Did you know that the very first on-board computer featured in a car was a fuel injector control system in the late ’60s? Fast forward to today and things have gotten a little bit more advanced. I’m not just talking about fuel injectors, even though modern fuel injectors are incredible feats of engineering.
Let’s turn our attention to vehicular data storage. There are myriad computers in modern vehicles in charge of a wide array of tasks. The memory needed by these computers is dictated not only by parameters of the task assigned, but also the location of the computer itself.
Automobiles are machines built upon harnessing extremes, and as such, expose many of their components to conditions and strains well beyond anything they would experience in other applications.

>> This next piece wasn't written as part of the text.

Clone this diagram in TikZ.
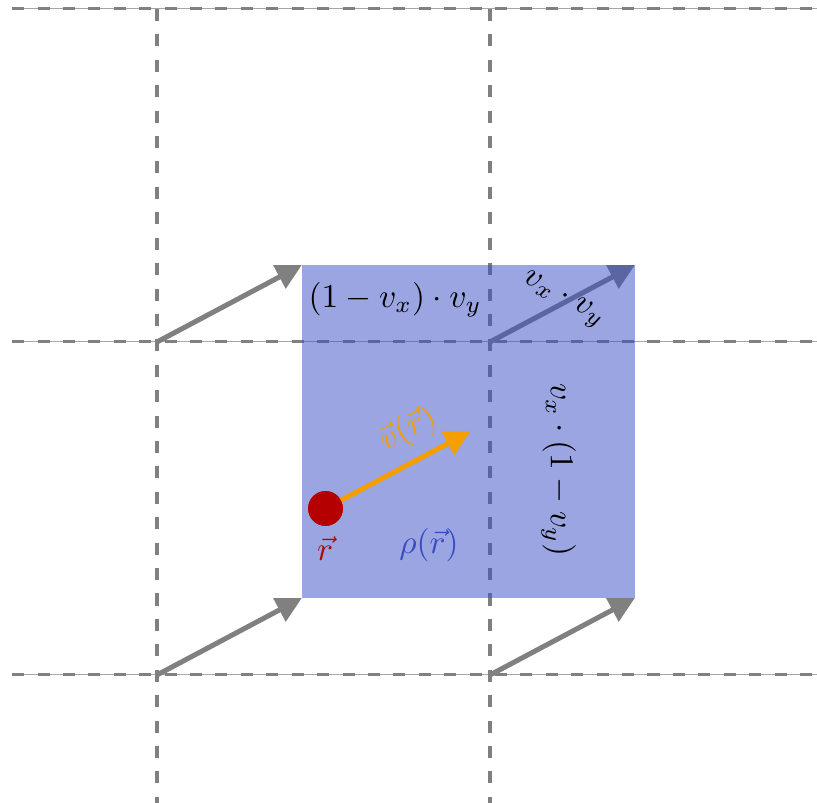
\documentclass[tikz,border=0pt]{standalone}
\usetikzlibrary{arrows.meta}
\definecolor{mblue}{RGB}{55,75,195}
\definecolor{morange}{RGB}{245,158,0}
\definecolor{mred}{RGB}{180,0,0}
\begin{document}
\begin{tikzpicture}[x=3.5cm,y=3.5cm,
  gridline/.style={gray, line width=0.9pt, dash pattern=on 3.6pt off 4pt},
  thinline/.style={gray!70, line width=0.3pt},
  vecarrow/.style={line width=1.5pt, -{Triangle[length=7.6pt,width=7.6pt]}},
  lbl/.style={inner sep=1pt}]
\useasboundingbox (-0.4715,-0.3844) rectangle (1.982,2.027);
% grid coordinates
\foreach \j in {0,1,2}{
  \coordinate (hl\j) at (-0.435,\j);
  \coordinate (hr\j) at (2.02,\j);
}
\foreach \i in {0,1}{
  \coordinate (vt\i) at (\i,2);
  \coordinate (vb\i) at (\i,-0.42);
}
\foreach \j in {0,1,2}{
  \draw[thinline] (hl\j) -- (hr\j);
  \draw[gridline] (hl\j) -- (hr\j);
}
\foreach \i in {0,1}{
  \draw[gridline] (vt\i) -- (vb\i);
}
% cell corners and displaced corners
\coordinate (c00) at (0,0);
\coordinate (c10) at (1,0);
\coordinate (c01) at (0,1);
\coordinate (c11) at (1,1);
\coordinate (d00) at (0.435,0.231);
\coordinate (d10) at (1.435,0.231);
\coordinate (d01) at (0.435,1.231);
\coordinate (d11) at (1.435,1.231);
\draw[vecarrow, gray] (c00) -- (d00);
\draw[vecarrow, gray] (c10) -- (d10);
\draw[vecarrow, gray] (c01) -- (d01);
\draw[vecarrow, gray] (c11) -- (d11);
% displaced cell
\fill[mblue, fill opacity=0.5] (d00) rectangle (d11);
% velocity at r
\coordinate (rv) at (0.941,0.731);
\node[circle, fill=mred, inner sep=0pt, minimum size=10.4pt] (dot) at (0.506,0.5) {};
\draw[vecarrow, morange] (dot.center) -- (rv);
\node[circle, fill=mred, inner sep=0pt, minimum size=10.4pt] at (dot.center) {};
% labels
\node[lbl] (wtl) at (0.715,1.126) {$(1-v_x)\cdot v_y$};
\node[lbl, rotate=-28] (wtr) at (1.219,1.126) {$v_x\cdot v_y$};
\node[lbl, rotate=-90] (wbr) at (1.206,0.616) {$v_x\cdot(1-v_y)$};
\node[lbl, rotate=28, text=morange] (vlab) at (0.754,0.736) {$\vec v(\vec r)$};
\node[lbl, text=mred] (rlab) at (0.505,0.381) {$\vec r$};
\node[lbl, text=mblue] (rholab) at (0.817,0.39) {$\rho(\vec r)$};
\end{tikzpicture}
\end{document}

A car that can survive the cold of Anchorage but not the heat of Albuquerque, or the humidity of Atlanta, is limited in its versatility and won’t be a viable option for as many buyers. Therefore, some memory needs to be protected against external elements.

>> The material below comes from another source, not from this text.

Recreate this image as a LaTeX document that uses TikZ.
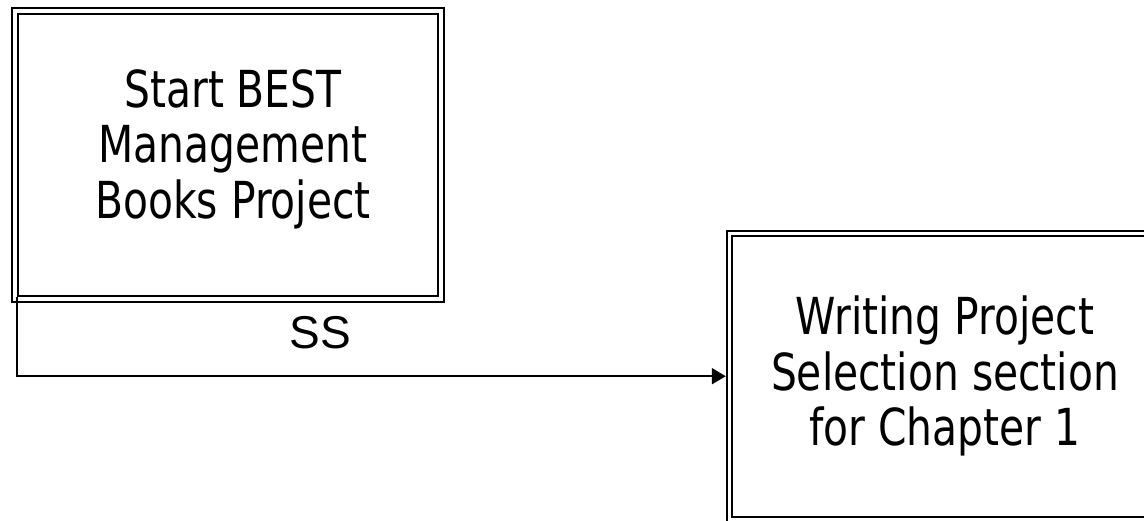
\documentclass[tikz,border=0pt]{standalone}
\usepackage{fontspec}
\setmainfont{Liberation Sans}
\newfontfamily\boxfont[FakeStretch=0.8]{DejaVu Sans}
\usetikzlibrary{arrows.meta}
\tikzset{
  boxline/.style={draw=black, line width=2.4pt, inner sep=0pt, fill=none},
  boxtext/.style={font=\boxfont\fontsize{51pt}{55.5pt}\selectfont, align=center, inner sep=0pt},
  conn/.style={draw=black, line width=2pt, -{Triangle[length=14pt,width=16pt]}},
  lbl/.style={font=\fontsize{46pt}{50pt}\selectfont, inner sep=0pt}
}
\begin{document}
\begin{tikzpicture}[x=1pt,y=1pt]
\useasboundingbox[fill=white] (0,0) rectangle (1144,-520);
% box 1
\node[boxline, minimum width=432pt, minimum height=294pt] (b1o) at (228,-155) {};
\node[boxline, minimum width=420pt, minimum height=282pt] (b1) at (228,-155) {};
\node[boxtext] (t1) at (233,-149) {Start BEST\\Management\\Books Project};
% box 2
\node[boxline, minimum width=440pt, minimum height=292pt] (b2o) at (947,-377) {};
\node[boxline, minimum width=420pt, minimum height=281pt] (b2) at (942,-376.5) {};
\node[boxtext] (t2) at (945,-376) {Writing Project\\Selection section\\for Chapter 1};
% connector
\coordinate (bend) at ([yshift=-79pt]b1.south west);
\draw[conn] (b1.south west) -- (bend) -- (bend -| b2o.west);
\node[lbl] (ss) at (320,-333) {SS};
\end{tikzpicture}
\end{document}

Vehicular data storage has different user requirements too. Some needs to focus on speed, lest you sit in your driveway for endless minutes waiting for your digital speedometer to boot up. Other solutions don’t need to be as fast, but must store much larger amounts of data for longer periods of time.
Just like inside your PC, not all types of storage devices in your car are equal in the way they perform or in the conditions they can endure. Let’s do a quick boot-to-bonnet overview of memory devices found in your modern-day vehicle.
NAND and DRAM1
Modern vehicles require more NAND than DRAM. That shouldn’t be a shock considering the frequency with which our vehicles are turned off and on. The slower but nonvolatile memory is crucial to systems like your infotainment, navigation, customization, and especially any accident or collision information captured by the EDR (Event Data Recorder).
The faster DRAM has its place, however. Especially as our vehicles steer toward autonomy, ADAS (Advanced Driver-Assistance Systems) and other adaptive driving technologies depend vitally on the greater bandwidth and speed of dynamic random access memory.
A modern vehicle could have upwards of 150 GB of DRAM, which sounds like a lot, but considering that selfsame vehicle likely has well over 1500 GB of NAND, we’re going to focus a little more on the nonvolatile end of automotive memory.
eMMC (Embedded Multi-Media Card)
This is to be expected. Especially when you consider the fact that these cost effective memory solutions pop up in just about any mass produced portable electronic device. You’ve likely got one humming along in your cell phone right now. They get the job done, at a low cost, which is great for the car manufacturer, but they are subject to several limitations that make them less than ideal for many roles, especially in a vehicle.
eMMC is faster in many instances than it’s sibling, SD cards (which we’ll talk about in a sec), especially in the small file game. Once a file surpasses a certain size however, that story is reversed, as SD cards are better at storing and retrieving large files, making them better suited for many tasks. The greater fragility of eMMC’s also limits where they can be effectively used in a system as chaotic as a motor vehicle.
You’ll find eMMCs behind the boot and operation of your digital cluster, as well as supporting some features of your infotainment center.
These have been in cars for a while now. Originally they were an easy way to store and update the maps for your onboard navigation, but now they can fill many roles including media storage for your music and podcasts, or capturing dash cam footage.
Speaking of Dash Cams
This convenience is perfect for driver facing tech. SD Cards are easy to swap, easy to update, easy to replace, and when you’re engineering anything that will require engagement from the masses, ease of use is paramount. You can’t engineer a smarter driver, so you have to engineer your car’s tech to be as smart and intuitive as possible.
SD cards aren’t invulnerable however, and while automotive cards tend to be more robust than their PC centric relatives they can still break. They are of course slower than NAND solutions and they are constantly suffering a steady decay, though that tends to be more of an issue in tech like cellphones and digital cameras.
SD cards are still mostly found in on-board navigation systems, though those systems themselves are vanishing in the wake of cellphone navigation, not to mention the advent of Android Auto and Apple CarPlay.
Check out all our Memory Cards
UFS (Universal Flash Storage)
UFS offers a level of interface speed heretofore unavailable in a vehicle system. With read speeds around 941 Mbps and writing around 651 Mbps this data solution is up to three times faster than the latest and greatest eMMCs.
This advanced flash memory is capable of simultaneous read write commands, which allows for greater multitasking, and better responsiveness. It’s advancements like these that have begun to truly unlock the potential of ADAS, infotainment, and even self-driving functions.
DRAM is crucial to ADAS features like blind spot monitoring and lane keeping, but without also having NAND that is both fast and reliable, these functions wouldn’t have access to the amount of overlay data they require to operate.
UFS is also much more durable and stable than eMMC, capable of operating in temperatures ranging from -40°F to 221°F. All this functionality, and it still manages to be affordable as well. That’s why though this tech is relatively new, it’s becoming more and more common with each new vehicle launched or redesigned.